Mumsnet, a widely popular UK-based parenting forum for mothers, has posts on almost any topic related to raising children imaginable. With a history spanning over two decades, Mumsnet has accumulated an extensive archive containing more than six billion words contributed by its actively engaged users, discussing subjects from dirty diapers to lazy husbands and even an unusual rant about dolphins.
This spring, Mumsnet discovered that AI companies were scraping its data. In response, the company decided to pursue licensing agreements with major AI entities, including OpenAI, which initially showed interest. However, negotiations with OpenAI ultimately fell through, leading Mumsnet to announce in July its intention to take legal action against OpenAI and other scrapers.
During the initial discussions, an OpenAI strategic partnership lead indicated interest in datasets exceeding one billion words. Mumsnet’s leadership was enthusiastic and engaged in detailed exchanges, including signing NDAs and providing extensive information.
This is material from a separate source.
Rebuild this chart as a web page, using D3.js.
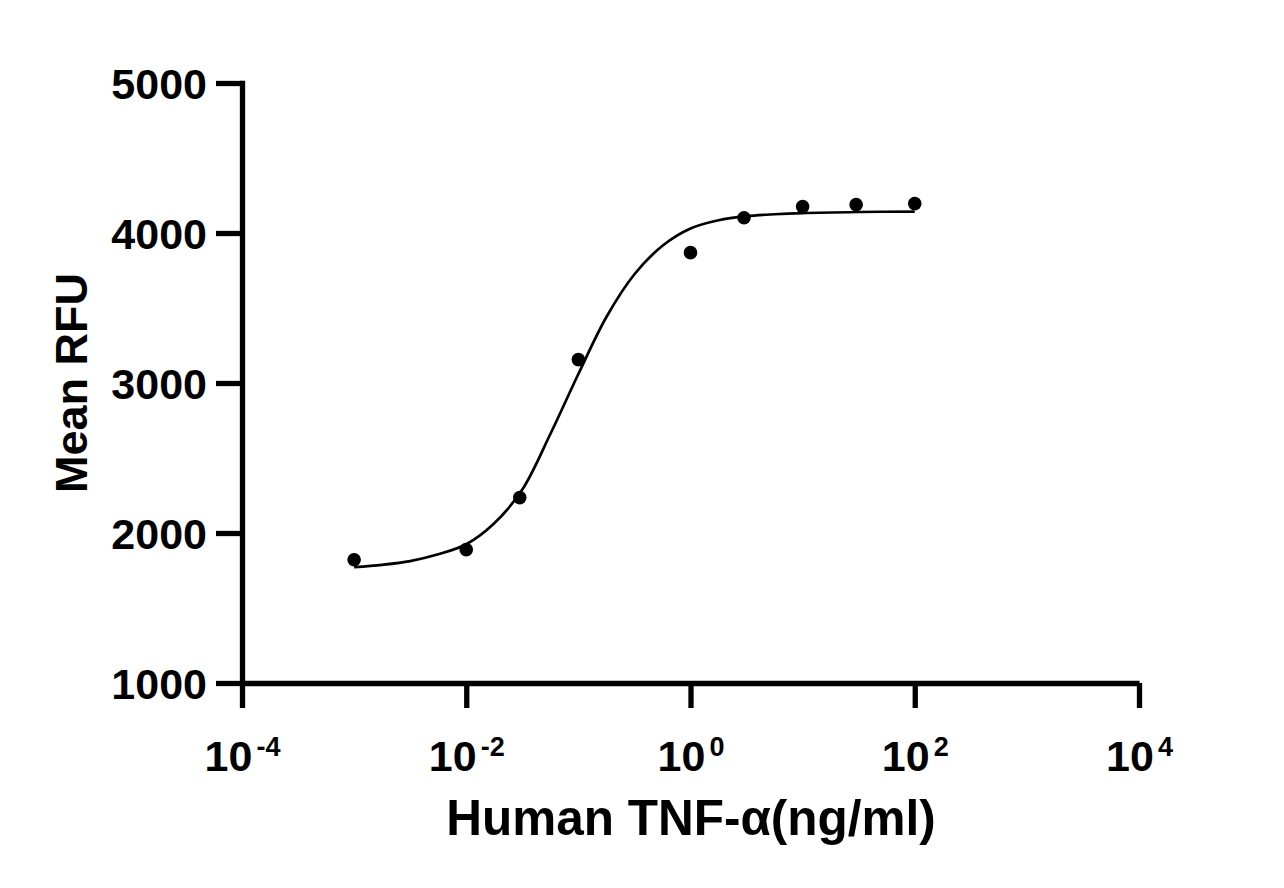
<!DOCTYPE html>
<html>
<head>
<meta charset="utf-8">
<script src="https://cdn.jsdelivr.net/npm/d3@7"></script>
<style>
  html, body { margin: 0; padding: 0; background: #fff; }
  svg { display: block; }
  text { font-family: "Liberation Sans", Arial, sans-serif; font-weight: bold; fill: #000; }
</style>
</head>
<body>
<svg id="chart" width="1284" height="888"></svg>
<script>
// Measured points: concentration (ng/ml) and Mean RFU
const concentrations = [0.001, 0.01, 0.03, 0.1, 1, 3, 10, 30, 100];
const meanRFU = [1822, 1889, 2236, 3156, 3869, 4102, 4176, 4189, 4196];

// Fitted curve (log10 concentration, RFU)
const curveLogX = [-3.0, -2.75, -2.5, -2.25, -2.0, -1.75, -1.5, -1.25, -1.0, -0.75, -0.5, -0.25, 0.0, 0.25, 0.5, 0.75, 1.0, 1.5, 2.0];
const curveRFU  = [1772, 1788, 1813, 1858, 1925, 2065, 2290, 2660, 3060, 3440, 3725, 3915, 4030, 4085, 4112, 4125, 4133, 4140, 4143];

// Axis ticks
const xTickValues = [1e-4, 1e-2, 1, 1e2, 1e4];
const xTickExponents = ["-4", "-2", "0", "2", "4"];
const yTickValues = [1000, 2000, 3000, 4000, 5000];

const xTitle = "Human TNF-α(ng/ml)";
const yTitle = "Mean RFU";

const svg = d3.select("#chart");
const x = d3.scaleLog().domain([1e-4, 1e4]).range([242, 1139]);
const y = d3.scaleLinear().domain([1000, 5000]).range([683, 83]);

// Y axis
const yAxis = svg.append("g")
  .attr("transform", `translate(${x(1e-4)},0)`)
  .call(d3.axisLeft(y).tickValues(yTickValues).tickSize(26).tickSizeOuter(0).tickPadding(9).tickFormat(d3.format("d")));
yAxis.select(".domain").attr("stroke-width", 5.3).attr("stroke", "#000").attr("stroke-linecap", "square");
yAxis.selectAll(".tick line").attr("stroke-width", 5.3).attr("stroke", "#000");
yAxis.selectAll(".tick text").style("font-size", "43px").attr("dy", "0.36em");

// X axis
const xAxis = svg.append("g")
  .attr("transform", `translate(0,${y(1000)})`)
  .call(d3.axisBottom(x).tickValues(xTickValues).tickSize(25).tickSizeOuter(0).tickPadding(18).tickFormat(() => ""));
xAxis.select(".domain").attr("stroke-width", 5.3).attr("stroke", "#000");
xAxis.selectAll(".tick line").attr("stroke-width", 5.3).attr("stroke", "#000");
xAxis.selectAll(".tick text").each(function(d, i) {
  const t = d3.select(this).text(null).style("font-size", "43px").attr("dy", "1.05em").attr("text-anchor", "middle");
  t.append("tspan").text("10");
  t.append("tspan").attr("dx", "4").attr("dy", "-0.55em").style("font-size", "27px").text(xTickExponents[i]);
});

// Fitted curve
const curvePts = curveLogX.map((lx, i) => [Math.pow(10, lx), curveRFU[i]]);
svg.append("path")
  .datum(curvePts)
  .attr("fill", "none")
  .attr("stroke", "#000")
  .attr("stroke-width", 2.7)
  .attr("d", d3.line().x(d => x(d[0])).y(d => y(d[1])).curve(d3.curveCatmullRom.alpha(0.5)));

// Points
svg.append("g").selectAll("circle")
  .data(concentrations.map((c, i) => [c, meanRFU[i]]))
  .join("circle")
  .attr("cx", d => x(d[0]))
  .attr("cy", d => y(d[1]))
  .attr("r", 6.8)
  .attr("fill", "#000");

// Titles
svg.append("text")
  .attr("x", 691).attr("y", 835)
  .attr("text-anchor", "middle")
  .style("font-size", "49.5px")
  .text(xTitle);

svg.append("text")
  .attr("transform", `translate(87,383) rotate(-90)`)
  .attr("text-anchor", "middle")
  .style("font-size", "45px")
  .text(yTitle);
</script>
</body>
</html>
Yet, over a month later, OpenAI informed Mumsnet that it was no longer interested in a partnership. OpenAI’s rationale, as reviewed by WIRED, was that Mumsnet’s dataset was considered too small and mostly comprised publicly accessible content. OpenAI prefers large, publically inaccessible datasets that capture a broad human experience.
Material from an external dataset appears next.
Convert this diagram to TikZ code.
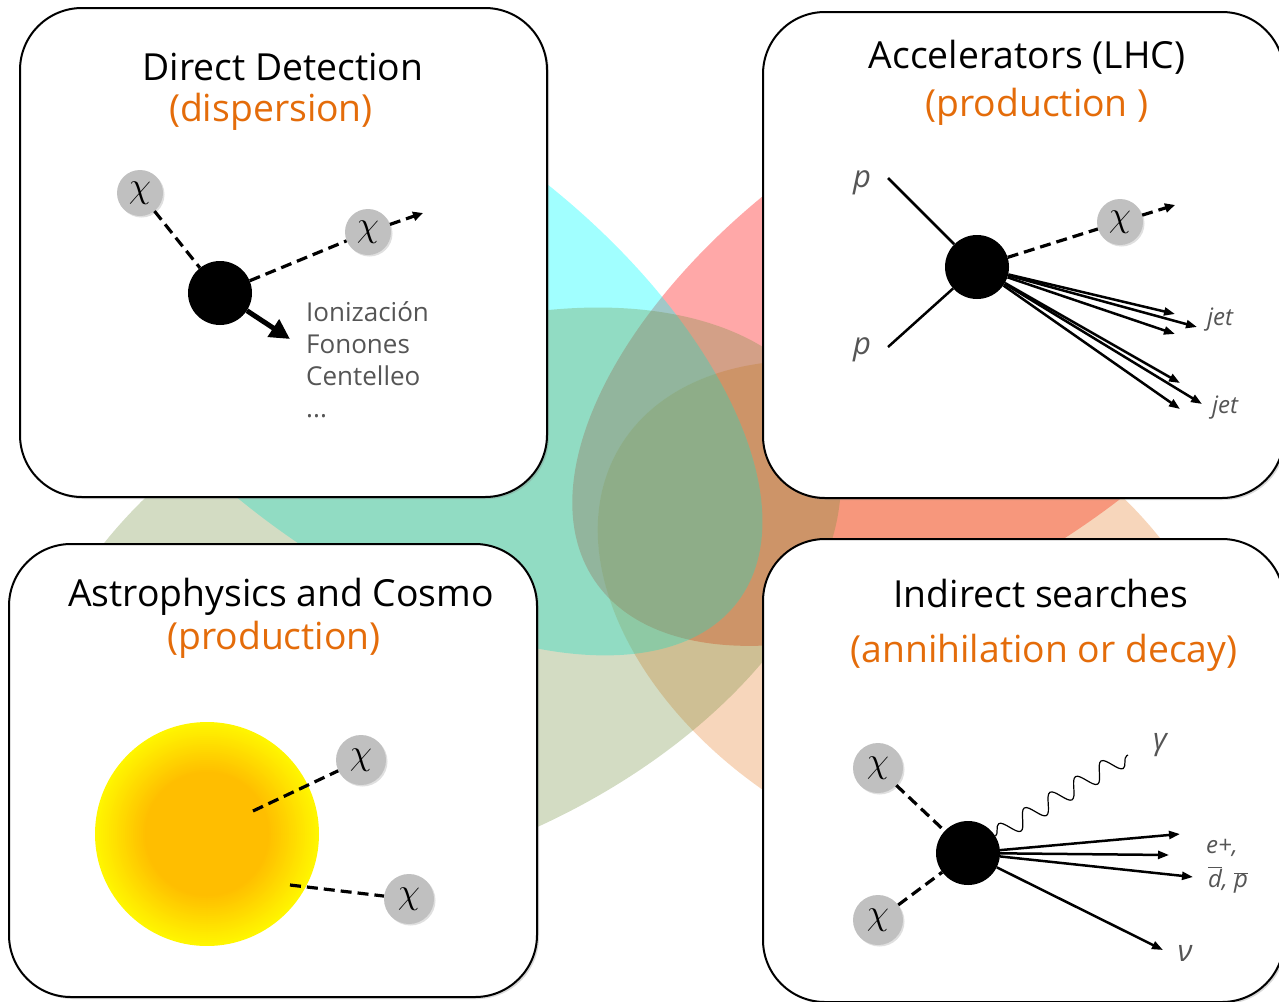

This position was reiterated by OpenAI’s spokesperson, Kayla Wood, who stated, “We pursue partnerships for large-scale datasets that reflect human society and do not pursue partnerships solely for publicly available information.” Wood emphasized that OpenAI supports publisher and creator preferences regarding their content’s interaction with AI in search results and the training of generative AI models.
Justine Roberts, Mumsnet founder and CEO, expressed frustration at the development, noting that OpenAI originally seemed particularly interested because of Mumsnet’s primarily female-generated content, which is rare and of high quality.
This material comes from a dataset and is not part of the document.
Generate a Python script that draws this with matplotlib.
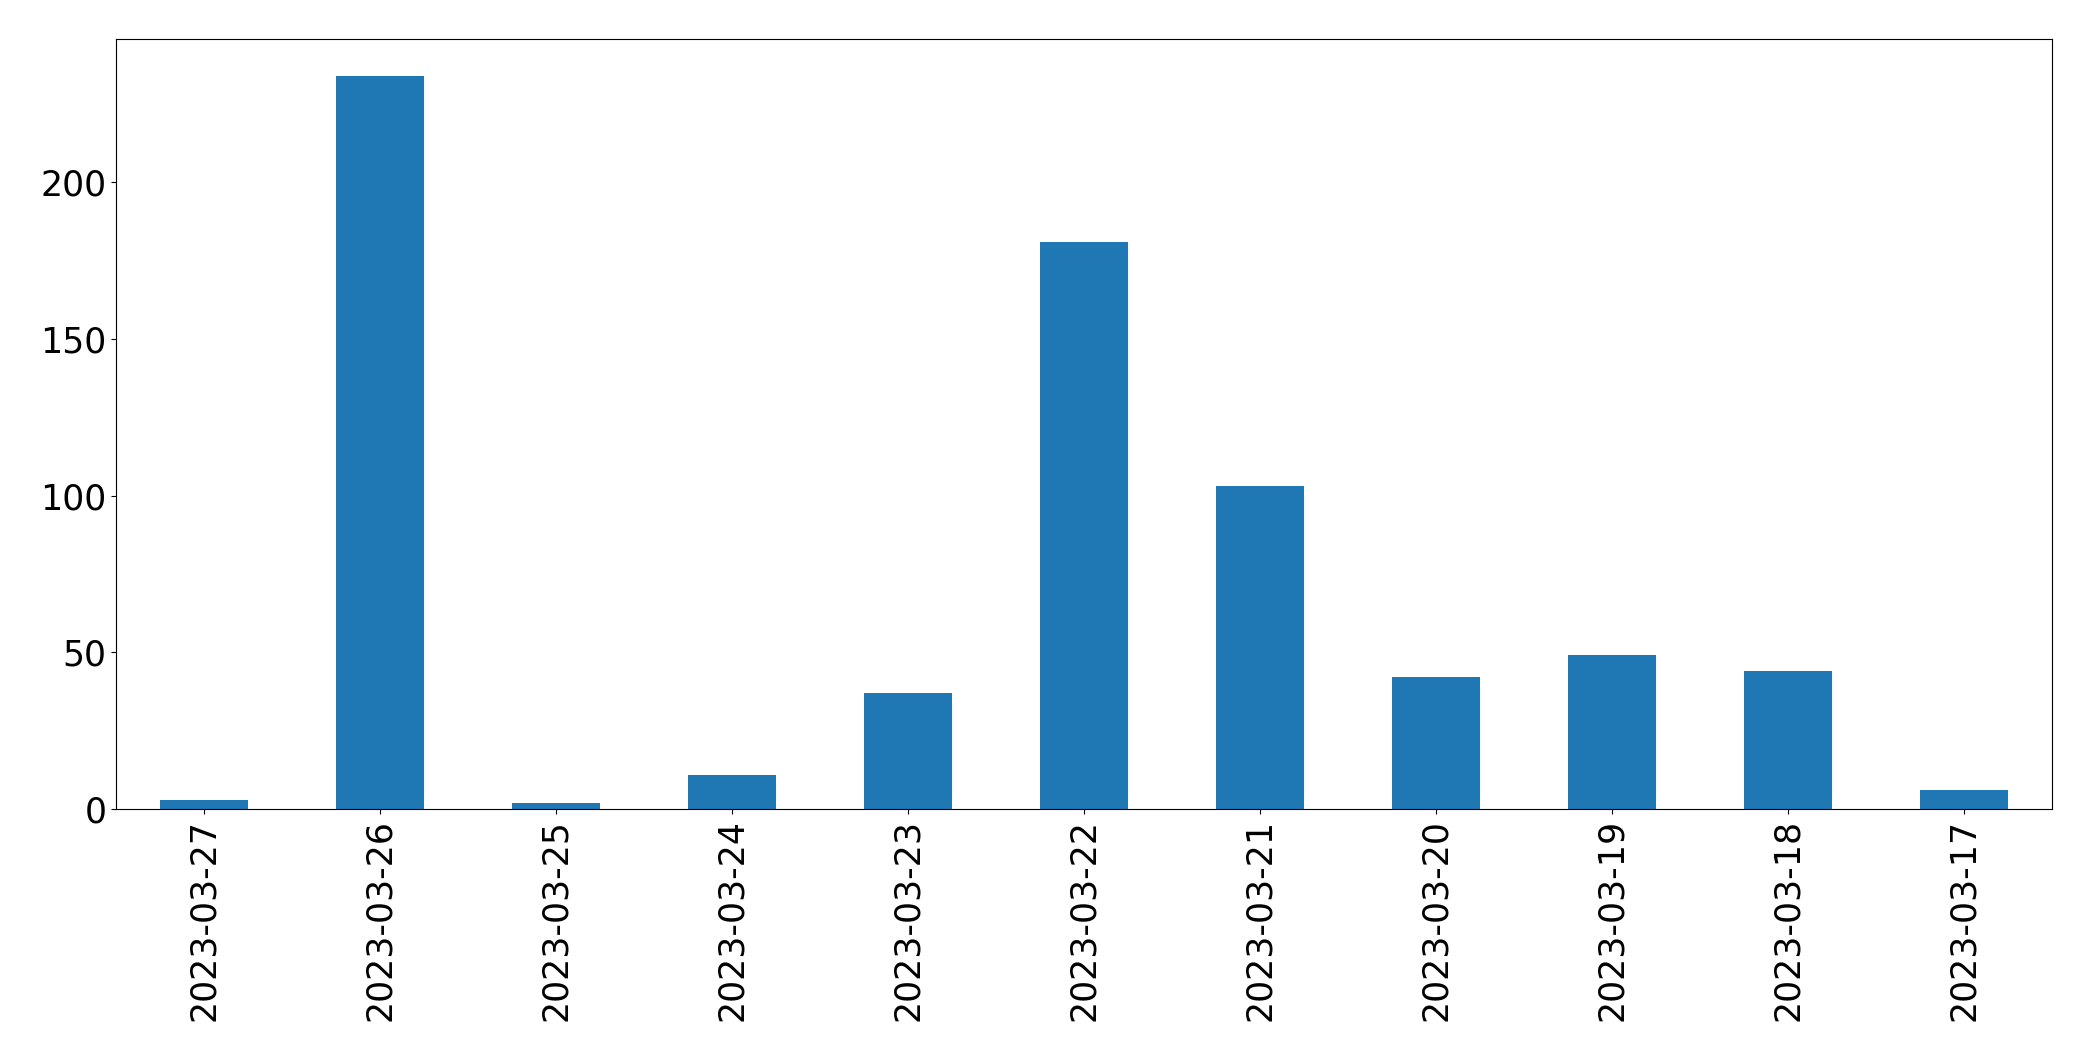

OpenAI has established various data-licensing agreements with media outlets and platforms over the past year, including partnerships with Vox Media, The Atlantic, Axel Springer, Time, and WIRED’s parent company Condé Nast, as well as user-generated content platforms like Reddit. The specifics of these agreements remain undisclosed, leaving the size of these corpuses unknown.
When asked by WIRED about the minimum dataset size for commercial licensing, OpenAI declined to specify, but Wood highlighted that the company’s partnerships aim to integrate publisher content into their products while driving traffic to the publishers’ sites.